Eric, I see your comments on Dr. K's Substack again and again. Why do you let things bother you so much? In hippie lingo, you seem really uptight, man.
Because the revelation of God in the Catholic Church is the only thing in the world that actually matters. And the so called 'traditionalist' movement is the only functioning vehicle that exists at the present moment to restore it to its proper place.

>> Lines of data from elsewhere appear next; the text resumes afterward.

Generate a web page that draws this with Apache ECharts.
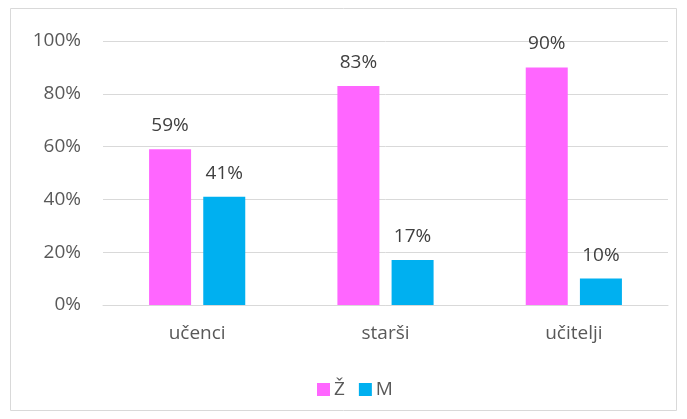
<!DOCTYPE html>
<html><head><meta charset="utf-8">
<script src="https://cdn.jsdelivr.net/npm/echarts@6/dist/echarts.min.js"></script>
<style>html,body{margin:0;padding:0;background:#fff}#c{width:687px;height:419px}</style>
</head><body><div id="c"></div>
<script>
var categories = ['učenci', 'starši', 'učitelji'];
var seriesNames = ['Ž', 'M'];
var zValues = [59, 83, 90];
var mValues = [41, 17, 10];
var yTicks = [0, 20, 40, 60, 80, 100];

var chart = echarts.init(document.getElementById('c'));
var font = '"Open Sans", "Liberation Sans", sans-serif';
var lbl = {show: true, position: 'top', distance: 14, formatter: '{c}%', color: '#404040', fontSize: 19, fontFamily: font};
chart.setOption({
  animation: false,
  graphic: [{type: 'rect', shape: {x: 10.5, y: 8.5, width: 666, height: 402}, style: {fill: 'none', stroke: '#d9d9d9', lineWidth: 1}}],
  grid: {left: 103, right: 19, top: 41, bottom: 114},
  legend: {data: seriesNames, top: 375, left: 312, itemWidth: 13, itemHeight: 13, itemGap: 14,
    icon: 'rect', textStyle: {color: '#595959', fontSize: 19, fontFamily: font, padding: [0, 0, 0, -1]}},
  xAxis: {type: 'category', data: categories,
    axisLine: {lineStyle: {color: '#d9d9d9'}}, axisTick: {show: false},
    axisLabel: {color: '#595959', fontSize: 19, fontFamily: font, margin: 19}},
  yAxis: {type: 'value', min: yTicks[0], max: yTicks[yTicks.length - 1], interval: 20,
    axisLine: {show: false}, axisTick: {show: false},
    splitLine: {lineStyle: {color: '#d9d9d9', width: 1}},
    axisLabel: {formatter: '{value}%', color: '#595959', fontSize: 19, fontFamily: font, margin: 22}},
  series: [
    {name: seriesNames[0], type: 'bar', data: zValues, barWidth: 42, barGap: '29%', itemStyle: {color: '#FF66FF'}, label: lbl},
    {name: seriesNames[1], type: 'bar', data: mValues, barWidth: 42, itemStyle: {color: '#00B0F0'}, label: lbl}
  ]
});
</script></body></html>
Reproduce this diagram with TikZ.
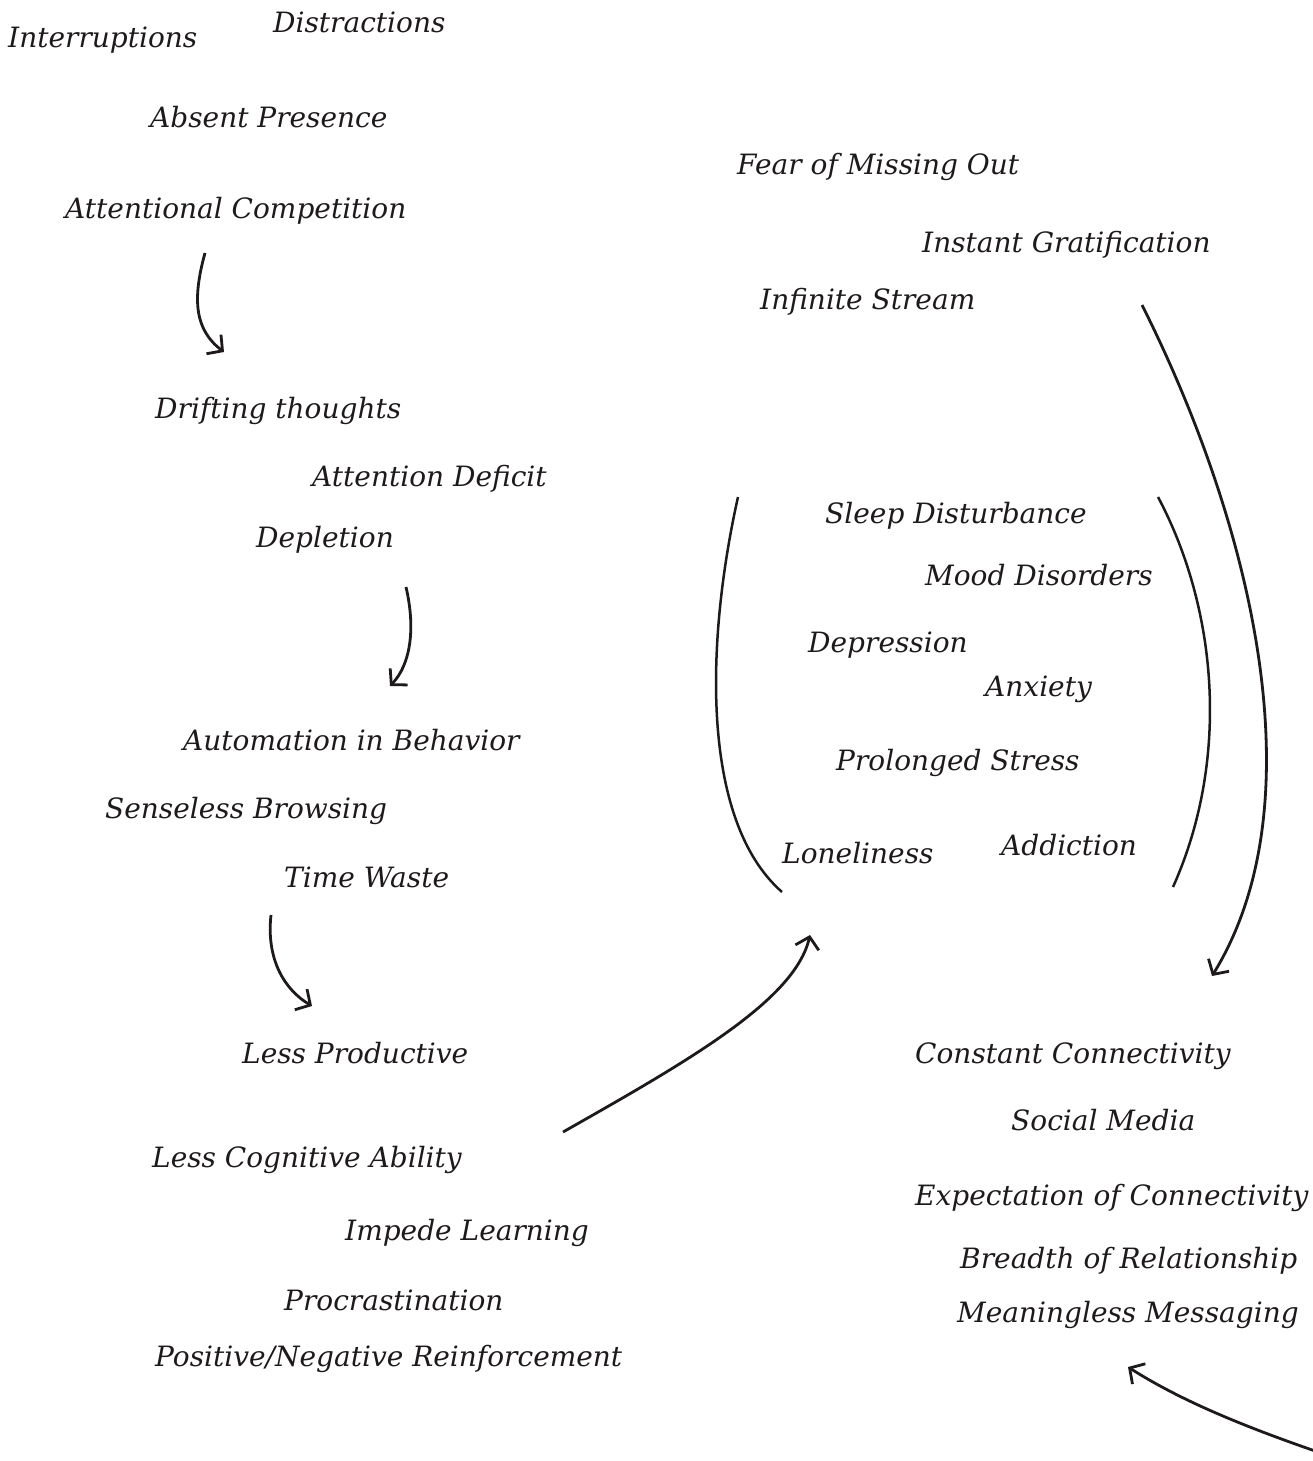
\documentclass[tikz,border=0pt]{standalone}
\usepackage{fontspec}
\setmainfont{DejaVu Serif}
\usepackage{tikz}
\usetikzlibrary{arrows.meta}
\definecolor{ink}{HTML}{1E1A1B}
\tikzset{
  lbl/.style={anchor=base west, inner sep=0pt, text=ink, font=\fontsize{28}{32}\selectfont\itshape},
  flow/.style={-{Straight Barb[length=11pt,width=24pt,line width=2.8pt]}, line width=2.8pt, draw=ink},
  brace/.style={line width=2.5pt, draw=ink}
}
\begin{document}
\begin{tikzpicture}[x=1pt,y=-1pt]
  \useasboundingbox (0,0) rectangle (1312,1461);
  % attention column
  \node[lbl] (intr) at (8,48) {Interruptions};
  \node[lbl] (distr) at (273,33) {Distractions};
  \node[lbl] (absent) at (150,128) {Absent Presence};
  \node[lbl] (compet) at (65,218) {Attentional Competition};
  \node[lbl] (drift) at (155,418) {Drifting thoughts};
  \node[lbl] (deficit) at (312,486) {Attention Deficit};
  \node[lbl] (deplet) at (256,547) {Depletion};
  \node[lbl] (autom) at (183,750) {Automation in Behavior};
  \node[lbl] (senseless) at (105,818) {Senseless Browsing};
  \node[lbl] (waste) at (284,887) {Time Waste};
  \node[lbl] (lessprod) at (242,1063) {Less Productive};
  \node[lbl] (lesscog) at (152,1167) {Less Cognitive Ability};
  \node[lbl] (impede) at (345,1240) {Impede Learning};
  \node[lbl] (procr) at (284,1310) {Procrastination};
  \node[lbl] (reinf) at (155,1366) {Positive/Negative Reinforcement};
  % upper right
  \node[lbl] (fomo) at (737,174) {Fear of Missing Out};
  \node[lbl] (instant) at (922,252) {Instant Gratification};
  \node[lbl] (stream) at (760,309) {Infinite Stream};
  % health effects
  \node[lbl] (sleep) at (825,523) {Sleep Disturbance};
  \node[lbl] (mood) at (925,585) {Mood Disorders};
  \node[lbl] (depr) at (808,652) {Depression};
  \node[lbl] (anx) at (985,696) {Anxiety};
  \node[lbl] (stress) at (836,770) {Prolonged Stress};
  \node[lbl] (lonely) at (782,863) {Loneliness};
  \node[lbl] (addict) at (1001,855) {Addiction};
  % connectivity
  \node[lbl] (constant) at (915,1063) {Constant Connectivity};
  \node[lbl] (social) at (1011,1130) {Social Media};
  \node[lbl] (expect) at (915,1205) {Expectation of Connectivity};
  \node[lbl] (breadth) at (960,1268) {Breadth of Relationship};
  \node[lbl] (meaning) at (957,1322) {Meaningless Messaging};
  % arrow ends
  \coordinate (a1s) at (205,253);  \coordinate (a1e) at (224,352);
  \coordinate (a2s) at (406,587);  \coordinate (a2e) at (390,686);
  \coordinate (a3s) at (271,915);  \coordinate (a3e) at (312,1006);
  \coordinate (a4s) at (563,1132); \coordinate (a4e) at (810,935);
  \coordinate (a5s) at (1142,305); \coordinate (a5e) at (1212,976);
  \coordinate (a6s) at (1318,1452); \coordinate (a6e) at (1128,1367);
  \coordinate (bls) at (738,497);  \coordinate (ble) at (782,892);
  \coordinate (brs) at (1158,497); \coordinate (bre) at (1173,887);
  \draw[flow] (a1s) .. controls (192,300) and (195,330) .. (a1e);
  \draw[flow] (a2s) .. controls (416,630) and (410,665) .. (a2e);
  \draw[flow] (a3s) .. controls (266,960) and (285,990) .. (a3e);
  \draw[flow] (a4s) .. controls (690,1060) and (795,1000) .. (a4e);
  \draw[flow] (a5s) .. controls (1250,520) and (1320,800) .. (a5e);
  \draw[flow] (a6s) .. controls (1240,1425) and (1180,1400) .. (a6e);
  \draw[brace] (bls) .. controls (706,640) and (700,820) .. (ble);
  \draw[brace] (brs) .. controls (1218,610) and (1230,760) .. (bre);
\end{tikzpicture}
\end{document}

So when I see 'trads' doing stupid things I tell them, man.
"Doing stupid things" in your opinion, which is not infallible (or is it?)
When I see Catholics who call themselves 'traditional' saying and things that undermine the very source of the traditions they claim to love i.e. the Septuagint which is the source of both the Latin Psalter and many of the liturgical texts of the Mass that have been prayed in the West since the Roman Empire I think that can be objectively called stupid, yes.
I don't have any particular knowledge or expertise in this area, but I agree with your warning about "modern biblical scholarship." Whenever I hear the phrase, I expect what follows to be false.
I even wonder about today's biblical scholars who are trying to be orthodox but don't seem ever to mention traditional interpretations of passages in Scripture; at the very least, they're reinventing the wheel.
Your last point is so very correct. It is very bizarre to watch Catholics who seem to be orthodox and anti modernist on every other issue fall into this weird modernist daze when it comes to Scripture. All of the sudden people who were perfectly orthodox a moment before start spouting nonsense saying things like the story of the woman caught in adultery in John 8 is not part of John's original Gospel or some other such idiocy.